Project Status: WIP – Initial development is in progress, but there has not yet been a stable, usable release suitable for the public. Code style: black CodeScene Code Health Quality Gate Status FOSSA Status

I believe it is worthwhile trying to discover more about the [octoverse], even if this only teaches us how little we [have merged].

-- liberally quoted from: Karl Popper's Conjectures and Refutations: The Growth of Scientific Knowledge (1963)

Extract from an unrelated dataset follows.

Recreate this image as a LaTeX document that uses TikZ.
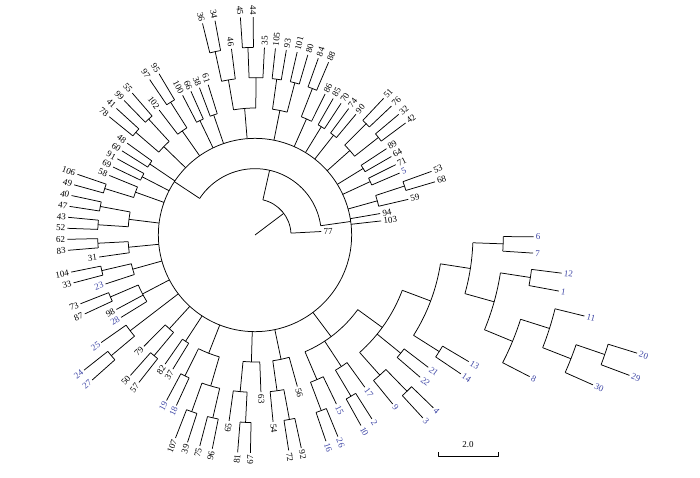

This tool helps maintainers observe all forks of a given repository. It finds branches that could be sent upstream by their authors, but weren't (for whatever reason). Thus, poPR helps to review forked code, in order to merge or cherry-pick it.

Install & use

git clone https://github.com/katrinleinweber/poPR
cd poPR 
python3 main.py --origin=namespace/repo

The script will find all branches in all forks and prompt you to open GitHub's own comparison page to review the changes with the option to start a PR. This approach aims to keep code complexity and the number of API requests low.

To analyse repositories with many forks faster, create a Personal Access Token with at least the public_repo scope and and pass it with the --PAT= option. However, this should only rarely be necessary, because unlike other tools, poPR waits at each potential PR for your review. Thus, it won't burn its GitHub API allowance as quickly as other tools.